Sara Silvestri – Centre for International Studies, University of Cambridge
Dr. Richard Youngs - Fundacion para las Relaciones Internacionales y el Dialogo Exterior
Publications
PWP2: Al Qaeda in the West as a Youth Movement: The Power of a Narrative - Olivier Roy
PWP5: Political, Religious and Ethnic Radicalisation among Muslims in Belgium - Theodoros Koutroubas, Ward Vloeberghs and Zeynep Yanasmayan
PWP6: Muslims in the Netherlands: Tensions and Violent Conflict - Tinka Veldhuis and Edwin Bakker
PWP7: Radicalisation among Muslims in the UK - Rachel Briggs and Jonathan Birdwell
PWP8: Muslims in Spain and Islamic Religious Radicalism - Patricia Bezunartea, José Manuel López and Laura Tedesco
PWP9: Radicalisation of Russia's Muslim Community - Aleksei Malashenko and Akhmet Yarlykapov
This project will examine key aspects of Muslim integration in Europe.
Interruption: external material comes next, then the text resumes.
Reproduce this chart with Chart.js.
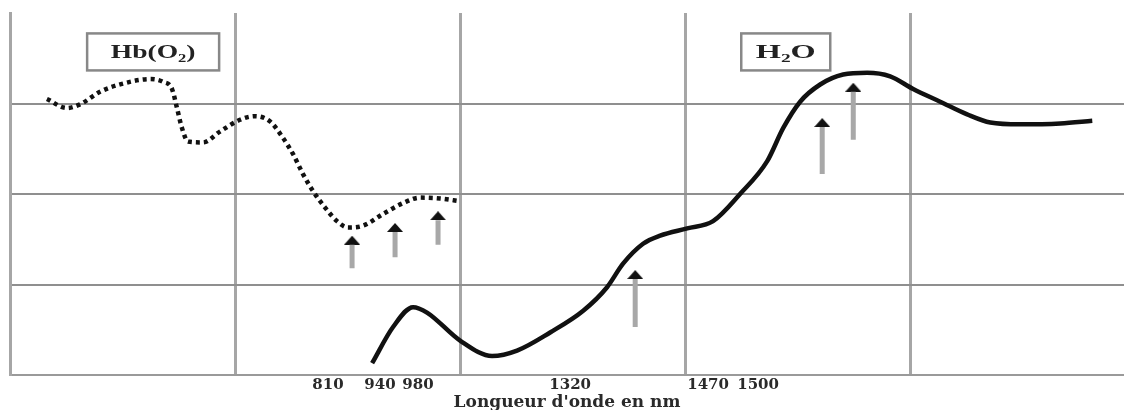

This work will be based on the analysis of selected case studies in Belgium, Bulgaria, France, the Netherlands, Russia, Spain, Sweden and the UK. These countries have significant Muslim populations that participate to varying degrees in local and national political processes with reference to their religious identity.
An expert will be appointed in each country to work with a team of local researchers on focus group activities. The collective body of work produced by this team of experts will provide the basis for policy recommendations addressed to member states and the European Union.
Project 6: Muslim integration in Bulgaria and Serbia
Lead researcher: Dr. Daniela Koleva – DVV International
Researchers: Dr. Teodora Karamelska, Vanya Ivanova and Christian Geiselmann – DVV International
Publications
RWP29: Experience, Memory and Narrative: A Biographical Analysis of Ethnic Identity - Teodora Karamelska and Christian Geiselmann
The aim of this project is to analyse the ways in which Muslims and non-Muslims in Bulgaria and Serbia manage their interreligious relationships on individual, household and local levels. The project will rely on life history interviews (oral history). The interviews will focus on inter-ethnic and inter-religious relationships in the local communities, the way respondents perceive these relationships, their perception of the own and the other, their interpretation of ethnic/religious group conflict on the local level and personal contacts (including neighbours, friends, colleagues), their values and their experience in avoiding or controlling conflict.
In Bulgaria, four regions with different types of mixed population will be covered (Southern Rhodope, Eastern Rhodope, West Rhodope, Deliorman). The Serbian case study will cover two areas (an area bordering Bulgaria and the Montenegro borderlands).
Project 7: Religion, caste and civil violence in India
Project leader:
Dr. Patricia Justino – Institute of Development Studies
Project researchers:
Dr. Puja Vasudeva Dutta, Dr. Sandip Sakar and Jean-Pierre Tranchant – Institute of Human Development
Publications
RWP3: Carrot or stick? Redistributive transfers versus policing in contexts of civil unrest
PB2: Tackling Civil Unrest - Policing or Redistribution?
This project addresses the role of ethnicity and religious identities in explaining the onset of communal violence. This project will utilise data from a number of extensive but under-researched databases, as well as new data to be collected through open-ended individual and group interviews in three Indian states: Maharashtra, Kerala and Tamil Nadu. The project will examine the role of ethnic divisions along caste and religious lines (Hindu, Muslim, Sikh and Christian) in explaining contemporaneous and dynamic inequalities of access and outcomes that result in violent conflicts.